Written exercise |
Skip all pictures, then print the remaining material exactly.

Data provided |
+---+
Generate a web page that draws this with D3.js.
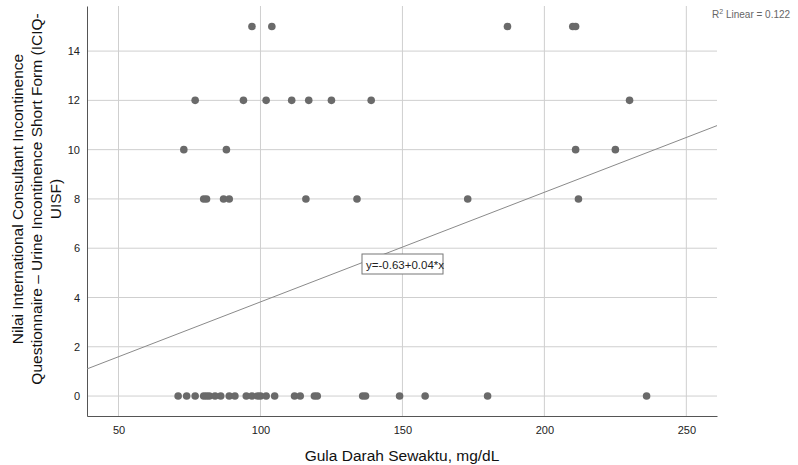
<!DOCTYPE html>
<meta charset="utf-8">
<head>
  <title>Scatter ICIQ-UISF</title>
  <script src="https://d3js.org/d3.v7.min.js"></script>
  <style>
    body { margin: 0; background: #fff; }
    text { font-family: "Liberation Sans", Arial, sans-serif; }
  </style>
</head>
<body>
<div id="display"></div>
<script>
  // data
  var gula = [97, 104, 187, 210, 211,
              77, 94, 102, 111, 117, 125, 139, 230,
              73, 88, 211, 225,
              80, 81, 87, 89, 116, 134, 173, 212,
              71, 74, 77, 80, 81, 82, 84, 86, 89, 91, 95, 97, 99, 100, 102, 105,
              112, 114, 119, 120, 136, 137, 149, 158, 180, 236];
  var skor = [15, 15, 15, 15, 15,
              12, 12, 12, 12, 12, 12, 12, 12,
              10, 10, 10, 10,
              8, 8, 8, 8, 8, 8, 8, 8,
              0, 0, 0, 0, 0, 0, 0, 0, 0, 0, 0, 0, 0, 0, 0, 0,
              0, 0, 0, 0, 0, 0, 0, 0, 0, 0];
  var xTicks = [50, 100, 150, 200, 250];
  var yTicks = [0, 2, 4, 6, 8, 10, 12, 14];
  var intercept = -0.63, slope = 0.0445;

  var width = 798, height = 465;
  var margin = {left: 87, right: 717, top: 6, bottom: 416};

  var svg = d3.select("#display").append("svg")
      .attr("width", width)
      .attr("height", height);

  var x = d3.scaleLinear().domain([38.9, 260.8]).range([margin.left, margin.right]);
  var y = d3.scaleLinear().domain([-0.81, 15.83]).range([margin.bottom, margin.top]);

  // grid
  svg.append("g").selectAll("line").data(xTicks).enter().append("line")
      .attr("x1", function(d) { return x(d); })
      .attr("x2", function(d) { return x(d); })
      .attr("y1", margin.top).attr("y2", margin.bottom)
      .attr("stroke", "#cfcfcf");
  svg.append("g").selectAll("line").data(yTicks).enter().append("line")
      .attr("y1", function(d) { return y(d); })
      .attr("y2", function(d) { return y(d); })
      .attr("x1", margin.left).attr("x2", margin.right)
      .attr("stroke", "#cfcfcf");

  // axes
  var xAxis = svg.append("g")
      .attr("transform", "translate(0," + margin.bottom + ")")
      .call(d3.axisBottom(x).tickValues(xTicks).tickSize(0).tickPadding(10));
  xAxis.select(".domain").attr("stroke", "#555");
  xAxis.selectAll("text").style("font-size", "11px").attr("fill", "#222");

  var yAxis = svg.append("g")
      .attr("transform", "translate(" + margin.left + ",0)")
      .call(d3.axisLeft(y).tickValues(yTicks).tickSize(0).tickPadding(7));
  yAxis.select(".domain").attr("stroke", "#555");
  yAxis.selectAll("text").style("font-size", "11px").attr("fill", "#222");

  // fit line
  var x0 = x.domain()[0], x1 = x.domain()[1];
  svg.append("line")
      .attr("x1", x(x0)).attr("y1", y(intercept + slope * x0))
      .attr("x2", x(x1)).attr("y2", y(intercept + slope * x1))
      .attr("stroke", "#8a8a8a")
      .attr("stroke-width", 1);

  // points
  svg.append("g").selectAll("circle").data(gula).enter().append("circle")
      .attr("cx", function(d) { return x(d); })
      .attr("cy", function(d, i) { return y(skor[i]); })
      .attr("r", 3.8)
      .attr("fill", "#6a6a6a");

  // equation label
  var eq = svg.append("g").attr("transform", "translate(362,254)");
  eq.append("rect").attr("width", 81).attr("height", 20)
      .attr("fill", "#fff").attr("stroke", "#777");
  eq.append("text").attr("x", 4).attr("y", 14.5)
      .style("font-size", "11.5px").attr("fill", "#222")
      .text("y=-0.63+0.04*x");

  // R2 label
  var r2 = svg.append("text").attr("x", 712).attr("y", 18)
      .style("font-size", "10px").attr("fill", "#666");
  r2.append("tspan").text("R");
  r2.append("tspan").attr("dy", -4).style("font-size", "7px").text("2");
  r2.append("tspan").attr("dy", 4).text(" Linear = 0.122");

  // axis titles
  svg.append("text")
      .attr("x", (margin.left + margin.right) / 2).attr("y", 461)
      .attr("text-anchor", "middle")
      .style("font-size", "15.5px").attr("fill", "#111")
      .text("Gula Darah Sewaktu, mg/dL");

  var yt = svg.append("text")
      .attr("transform", "translate(23,199) rotate(-90)")
      .attr("text-anchor", "middle")
      .style("font-size", "15.5px").attr("fill", "#111");
  yt.append("tspan").attr("x", 0).attr("dy", 0).text("Nilai International Consultant Incontinence");
  yt.append("tspan").attr("x", 0).attr("dy", 19).text("Questionnaire \u2013 Urine Incontinence Short Form (ICIQ-");
  yt.append("tspan").attr("x", 0).attr("dy", 19).text("UISF)");
</script>
</body>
+---+
Completed exercise |
Generate a web page that draws this with D3.js.
<!DOCTYPE html>
<meta charset="utf-8">
<head>
  <title>Scatter ICIQ-UISF</title>
  <script src="https://d3js.org/d3.v7.min.js"></script>
  <style>
    body { margin: 0; background: #fff; }
    text { font-family: "Liberation Sans", Arial, sans-serif; }
  </style>
</head>
<body>
<div id="display"></div>
<script>
  // data
  var gula = [97, 104, 187, 210, 211,
              77, 94, 102, 111, 117, 125, 139, 230,
              73, 88, 211, 225,
              80, 81, 87, 89, 116, 134, 173, 212,
              71, 74, 77, 80, 81, 82, 84, 86, 89, 91, 95, 97, 99, 100, 102, 105,
              112, 114, 119, 120, 136, 137, 149, 158, 180, 236];
  var skor = [15, 15, 15, 15, 15,
              12, 12, 12, 12, 12, 12, 12, 12,
              10, 10, 10, 10,
              8, 8, 8, 8, 8, 8, 8, 8,
              0, 0, 0, 0, 0, 0, 0, 0, 0, 0, 0, 0, 0, 0, 0, 0,
              0, 0, 0, 0, 0, 0, 0, 0, 0, 0];
  var xTicks = [50, 100, 150, 200, 250];
  var yTicks = [0, 2, 4, 6, 8, 10, 12, 14];
  var intercept = -0.63, slope = 0.0445;

  var width = 798, height = 465;
  var margin = {left: 87, right: 717, top: 6, bottom: 416};

  var svg = d3.select("#display").append("svg")
      .attr("width", width)
      .attr("height", height);

  var x = d3.scaleLinear().domain([38.9, 260.8]).range([margin.left, margin.right]);
  var y = d3.scaleLinear().domain([-0.81, 15.83]).range([margin.bottom, margin.top]);

  // grid
  svg.append("g").selectAll("line").data(xTicks).enter().append("line")
      .attr("x1", function(d) { return x(d); })
      .attr("x2", function(d) { return x(d); })
      .attr("y1", margin.top).attr("y2", margin.bottom)
      .attr("stroke", "#cfcfcf");
  svg.append("g").selectAll("line").data(yTicks).enter().append("line")
      .attr("y1", function(d) { return y(d); })
      .attr("y2", function(d) { return y(d); })
      .attr("x1", margin.left).attr("x2", margin.right)
      .attr("stroke", "#cfcfcf");

  // axes
  var xAxis = svg.append("g")
      .attr("transform", "translate(0," + margin.bottom + ")")
      .call(d3.axisBottom(x).tickValues(xTicks).tickSize(0).tickPadding(10));
  xAxis.select(".domain").attr("stroke", "#555");
  xAxis.selectAll("text").style("font-size", "11px").attr("fill", "#222");

  var yAxis = svg.append("g")
      .attr("transform", "translate(" + margin.left + ",0)")
      .call(d3.axisLeft(y).tickValues(yTicks).tickSize(0).tickPadding(7));
  yAxis.select(".domain").attr("stroke", "#555");
  yAxis.selectAll("text").style("font-size", "11px").attr("fill", "#222");

  // fit line
  var x0 = x.domain()[0], x1 = x.domain()[1];
  svg.append("line")
      .attr("x1", x(x0)).attr("y1", y(intercept + slope * x0))
      .attr("x2", x(x1)).attr("y2", y(intercept + slope * x1))
      .attr("stroke", "#8a8a8a")
      .attr("stroke-width", 1);

  // points
  svg.append("g").selectAll("circle").data(gula).enter().append("circle")
      .attr("cx", function(d) { return x(d); })
      .attr("cy", function(d, i) { return y(skor[i]); })
      .attr("r", 3.8)
      .attr("fill", "#6a6a6a");

  // equation label
  var eq = svg.append("g").attr("transform", "translate(362,254)");
  eq.append("rect").attr("width", 81).attr("height", 20)
      .attr("fill", "#fff").attr("stroke", "#777");
  eq.append("text").attr("x", 4).attr("y", 14.5)
      .style("font-size", "11.5px").attr("fill", "#222")
      .text("y=-0.63+0.04*x");

  // R2 label
  var r2 = svg.append("text").attr("x", 712).attr("y", 18)
      .style("font-size", "10px").attr("fill", "#666");
  r2.append("tspan").text("R");
  r2.append("tspan").attr("dy", -4).style("font-size", "7px").text("2");
  r2.append("tspan").attr("dy", 4).text(" Linear = 0.122");

  // axis titles
  svg.append("text")
      .attr("x", (margin.left + margin.right) / 2).attr("y", 461)
      .attr("text-anchor", "middle")
      .style("font-size", "15.5px").attr("fill", "#111")
      .text("Gula Darah Sewaktu, mg/dL");

  var yt = svg.append("text")
      .attr("transform", "translate(23,199) rotate(-90)")
      .attr("text-anchor", "middle")
      .style("font-size", "15.5px").attr("fill", "#111");
  yt.append("tspan").attr("x", 0).attr("dy", 0).text("Nilai International Consultant Incontinence");
  yt.append("tspan").attr("x", 0).attr("dy", 19).text("Questionnaire \u2013 Urine Incontinence Short Form (ICIQ-");
  yt.append("tspan").attr("x", 0).attr("dy", 19).text("UISF)");
</script>
</body>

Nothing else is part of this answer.